8.7 Local Evaluation Infrastructure
The following scripts provide model evaluation independently of apr eval:
# Validate checkpoint integrity (fast, detects ALB-038)
python scripts/eval-perplexity.py checkpoints/albor-base-350m/ --validate-checkpoint
# Validate all canonical solutions (no model needed)
python scripts/eval-code.py configs/eval/python-intermediate.jsonl --validate-only
python scripts/eval-code.py configs/eval/humaneval-subset.jsonl --validate-only
# Full evaluation suite (orchestrates all steps)
bash scripts/run-eval-suite.sh checkpoints/albor-base-350m/
# Perplexity on pre-tokenized validation data
python scripts/eval-perplexity.py checkpoints/albor-base-350m/ \
--data data/pretokenized-2048/val/val.parquet \
--max-sequences 100 --seq-len 2048 --threshold 30
# Evaluate via apr serve API (ALB-037 FIXED — realizar loads trained checkpoints)
python scripts/eval-code.py configs/eval/humaneval-subset.jsonl \
--api http://localhost:8080 --samples 10
# Training convergence validation (FALSIFY-ALBOR-001)
python scripts/validate-training-convergence.py \
checkpoints/albor-base-350m/training.log
# Convert entrenar checkpoint format for realizar
python scripts/convert-checkpoint.py checkpoints/albor-base-350m/ \
--config configs/train/pretrain-350m.yaml
Benchmark datasets:
configs/eval/python-intermediate.jsonl— 15 intermediate Python problemsconfigs/eval/humaneval-subset.jsonl— 20 HumanEval-format problems
8.8 Weight Convention & Checkpoint Format
entrenar stores linear layer weights as [in_features, out_features] in
row-major (C) order, and computes forward pass as x @ W (no transpose).

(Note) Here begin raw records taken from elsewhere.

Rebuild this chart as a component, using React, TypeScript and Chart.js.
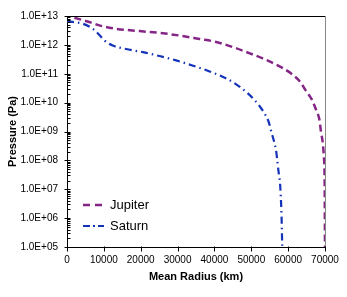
import React, { useEffect, useRef } from "react";
import { Chart, registerables } from "chart.js";

Chart.register(...registerables);

const jupiterRadius = [2000, 6000, 9700, 13300, 19700, 25100, 30600, 36000, 40500, 45100, 49600, 54100, 58200, 60900, 63200, 64800, 66400, 67500, 68500, 68900, 69400, 69700, 69900, 70000];
const jupiterPressure = [8.7e12, 6.2e12, 4.4e12, 3.6e12, 3.0e12, 2.6e12, 2.1e12, 1.6e12, 1.26e12, 8.3e11, 5.1e11, 3.0e11, 1.66e11, 1.0e11, 5.4e10, 2.6e10, 1.3e10, 6.0e9, 2.5e9, 1.0e9, 4.0e8, 1.26e8, 2.0e7, 1e5];

const saturnRadius = [0, 4300, 7000, 8800, 10200, 12400, 16000, 20600, 25100, 29600, 34200, 38700, 43200, 46400, 48700, 50700, 52300, 53700, 54800, 55500, 56200, 56800, 57100, 57500, 57800, 58200, 58400];
const saturnPressure = [6.5e12, 5.4e12, 3.6e12, 2.2e12, 1.4e12, 9.5e11, 7.2e11, 5.6e11, 4.1e11, 2.9e11, 1.9e11, 1.2e11, 6.9e10, 3.9e10, 2.3e10, 1.3e10, 7.4e9, 4.0e9, 2.0e9, 9.1e8, 4.4e8, 1.9e8, 8.7e7, 3.2e7, 1.6e7, 1.3e6, 1e5];

const seriesNames = ["Jupiter", "Saturn"];
const xTitle = "Mean Radius (km)";
const yTitle = "Pressure (Pa)";
const xMin = 0;
const xMax = 70000;
const xStep = 10000;
const yMin = 1e5;
const yMax = 1e13;

const FONT = "'Liberation Sans', Arial, sans-serif";
const JUP_COLOR = "#852585";
const SAT_COLOR = "#1433b8";

function fmtExp(v: number): string {
  const e = Math.round(Math.log10(v));
  return "1.0E" + (e >= 0 ? "+" : "-") + String(Math.abs(e)).padStart(2, "0");
}

const ticksAndLegend = {
  id: "ticksAndLegend",
  afterDraw(chart: any) {
    const { ctx, chartArea, scales } = chart;
    const ys = scales.y;
    const xs = scales.x;
    ctx.save();
    ctx.lineWidth = 1;
    ctx.strokeStyle = "#000";
    ctx.beginPath();
    ctx.moveTo(chartArea.left, chartArea.top + 0.5);
    ctx.lineTo(chartArea.right, chartArea.top + 0.5);
    ctx.stroke();
    ctx.strokeStyle = "#888";
    ctx.beginPath();
    ctx.moveTo(chartArea.right + 0.5, chartArea.top);
    ctx.lineTo(chartArea.right + 0.5, chartArea.bottom);
    ctx.stroke();
    ctx.strokeStyle = "#000";
    const lx = Math.round(chartArea.left) + 0.5;
    for (let d = 5; d <= 13; d++) {
      const p = Math.round(ys.getPixelForValue(Math.pow(10, d))) + 0.5;
      ctx.beginPath();
      ctx.moveTo(lx - 3, p);
      ctx.lineTo(lx + 3, p);
      ctx.stroke();
      if (d < 13) {
        for (let k = 2; k <= 9; k++) {
          const q = Math.round(ys.getPixelForValue(k * Math.pow(10, d))) + 0.5;
          ctx.beginPath();
          ctx.moveTo(lx, q);
          ctx.lineTo(lx + 3, q);
          ctx.stroke();
        }
      }
    }
    const by = Math.round(chartArea.bottom) + 0.5;
    for (let v = xMin; v <= xMax; v += xStep) {
      const p = Math.round(xs.getPixelForValue(v)) + 0.5;
      ctx.beginPath();
      ctx.moveTo(p, by - 1);
      ctx.lineTo(p, by + 4);
      ctx.stroke();
    }
    const x0 = chartArea.left + 16;
    const rows = [chartArea.bottom - 42, chartArea.bottom - 21];
    const dashes = [[7, 5], [7, 3, 2, 3]];
    const colors = [JUP_COLOR, SAT_COLOR];
    const widths = [2.5, 2.2];
    ctx.font = "13px " + FONT;
    ctx.textBaseline = "middle";
    ctx.textAlign = "left";
    rows.forEach((y, i) => {
      ctx.strokeStyle = colors[i];
      ctx.lineWidth = widths[i];
      ctx.setLineDash(dashes[i]);
      ctx.beginPath();
      ctx.moveTo(x0, y);
      ctx.lineTo(x0 + 21, y);
      ctx.stroke();
      ctx.setLineDash([]);
      ctx.fillStyle = "#000";
      ctx.fillText(seriesNames[i], x0 + 27, y + 0.5);
    });
    ctx.restore();
  },
};

export default function App() {
  const ref = useRef<HTMLCanvasElement>(null);
  useEffect(() => {
    document.body.style.margin = "0";
    const canvas = ref.current!;
    const chart = new Chart(canvas, {
      type: "line",
      data: {
        datasets: [
          {
            label: seriesNames[0],
            data: jupiterRadius.map((r, i) => ({ x: r, y: jupiterPressure[i] })),
            borderColor: JUP_COLOR,
            borderWidth: 2.5,
            borderDash: [7, 4],
            pointRadius: 0,
            fill: false,
            cubicInterpolationMode: "monotone",
          },
          {
            label: seriesNames[1],
            data: saturnRadius.map((r, i) => ({ x: r, y: saturnPressure[i] })),
            borderColor: SAT_COLOR,
            borderWidth: 2.2,
            borderDash: [7, 4, 1.5, 4],
            pointRadius: 0,
            fill: false,
            cubicInterpolationMode: "monotone",
          },
        ],
      },
      options: {
        animation: false,
        responsive: false,
        maintainAspectRatio: false,
        layout: { padding: { top: 16, right: 22, left: 0, bottom: 0 } },
        plugins: { legend: { display: false }, tooltip: { enabled: false } },
        scales: {
          x: {
            type: "linear",
            min: xMin,
            max: xMax,
            grid: { display: false, drawTicks: false },
            border: { display: true, color: "#000", width: 1 },
            ticks: {
              stepSize: xStep,
              padding: 7,
              color: "#000",
              font: { family: FONT, size: 10 },
              maxRotation: 0,
              callback: (v: any) => String(v),
            },
            title: {
              display: true,
              text: xTitle,
              color: "#000",
              font: { family: FONT, size: 11, weight: "bold" },
              padding: { top: 0, bottom: 13 },
            },
            afterFit: (s: any) => {
              s.height = 50;
            },
          },
          y: {
            type: "logarithmic",
            min: yMin,
            max: yMax,
            grid: { display: false, drawTicks: false },
            border: { display: true, color: "#000", width: 1 },
            ticks: {
              autoSkip: false,
              padding: 9,
              color: "#000",
              font: { family: FONT, size: 10 },
              callback: (v: any) => {
                const l = Math.log10(v);
                return Math.abs(l - Math.round(l)) < 1e-9 ? fmtExp(v) : "";
              },
            },
            title: {
              display: true,
              text: yTitle,
              color: "#000",
              font: { family: FONT, size: 11, weight: "bold" },
              padding: { top: 6, bottom: 0 },
            },
            afterFit: (s: any) => {
              s.width = 67;
            },
          },
        },
      },
      plugins: [ticksAndLegend],
    });
    return () => chart.destroy();
  }, []);
  return (
    <div style={{ width: 347, height: 297, background: "#fff" }}>
      <canvas ref={ref} width={347} height={297} style={{ display: "block" }} />
    </div>
  );
}
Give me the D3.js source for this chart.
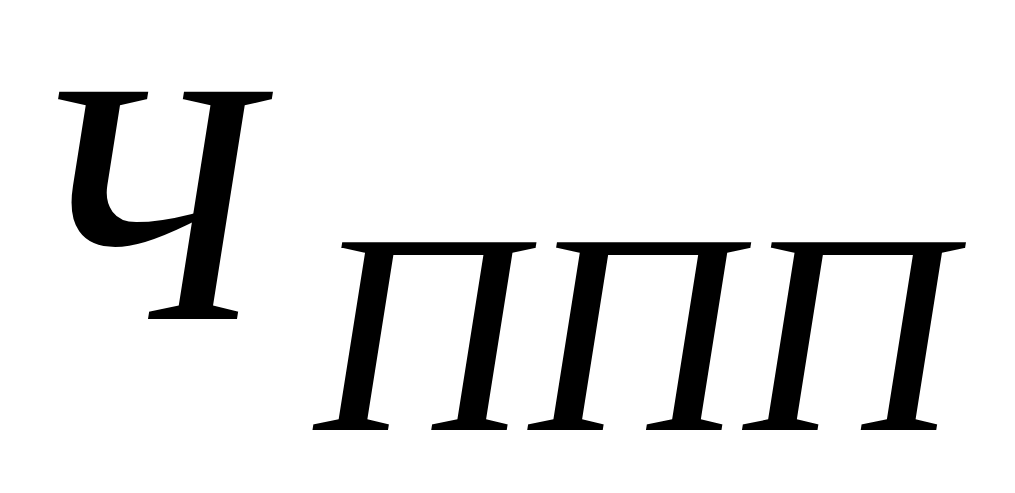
<!DOCTYPE html>
<html lang="ru">
<head>
  <meta charset="UTF-8">
  <title>ч ппп</title>
  <script src="https://d3js.org/d3.v7.min.js"></script>
  <style>
    body { margin: 0; background: #fff; }
    svg { display: block; }
  </style>
</head>
<body>
  <script>
    // formula pieces: main symbol and its subscript
    const baseText = ["ч"];
    const subText = ["ппп"];

    const width = 1015, height = 493;
    const slant = -9;
    // a white outline painted over the glyph makes the strokes a little lighter
    const thin = 4;

    const svg = d3.select("body").append("svg")
      .attr("width", width)
      .attr("height", height);

    svg.append("rect").attr("width", width).attr("height", height).attr("fill", "#fff");

    function letters(cls, data, transform, size) {
      svg.selectAll("." + cls)
        .data(data)
        .enter().append("text")
        .attr("class", cls)
        .attr("transform", transform)
        .style("font-family", "'Liberation Serif', serif")
        .style("font-size", size + "px")
        .attr("fill", "#000")
        .attr("stroke", "#fff")
        .attr("stroke-width", thin)
        .attr("stroke-linejoin", "miter")
        .text(d => d);
    }

    // main letter
    letters("base", baseText, `translate(14,321) skewX(${slant}) scale(0.93,1)`, 504);

    // subscript
    letters("sub", subText, `translate(303,432) skewX(${slant}) scale(0.96,1)`, 418);
  </script>
</body>
</html>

This differs from the HuggingFace convention of [out_features, in_features]
with x @ W.T.
| Component | Convention | Forward | Example: gate_proj |
|---|---|---|---|
| entrenar (training) | [in, out] | x @ W | [512, 2048] |
| HuggingFace (standard) | [out, in] | x @ W.T | [2048, 512] |
| realizar (inference) | [out, in] | x @ W.T | [2048, 512] |
The convert-checkpoint.py script handles the conversion:
- Reads 1D flat tensors from entrenar SafeTensors
- Reshapes as [in, out] (entrenar convention)
- Transposes to [out, in] (HuggingFace/realizar convention)
- Writes new SafeTensors with proper 2D shapes
Embeddings (model.embed_tokens.weight) are stored as [vocab, hidden] in
both conventions (indexed by token ID for row lookup).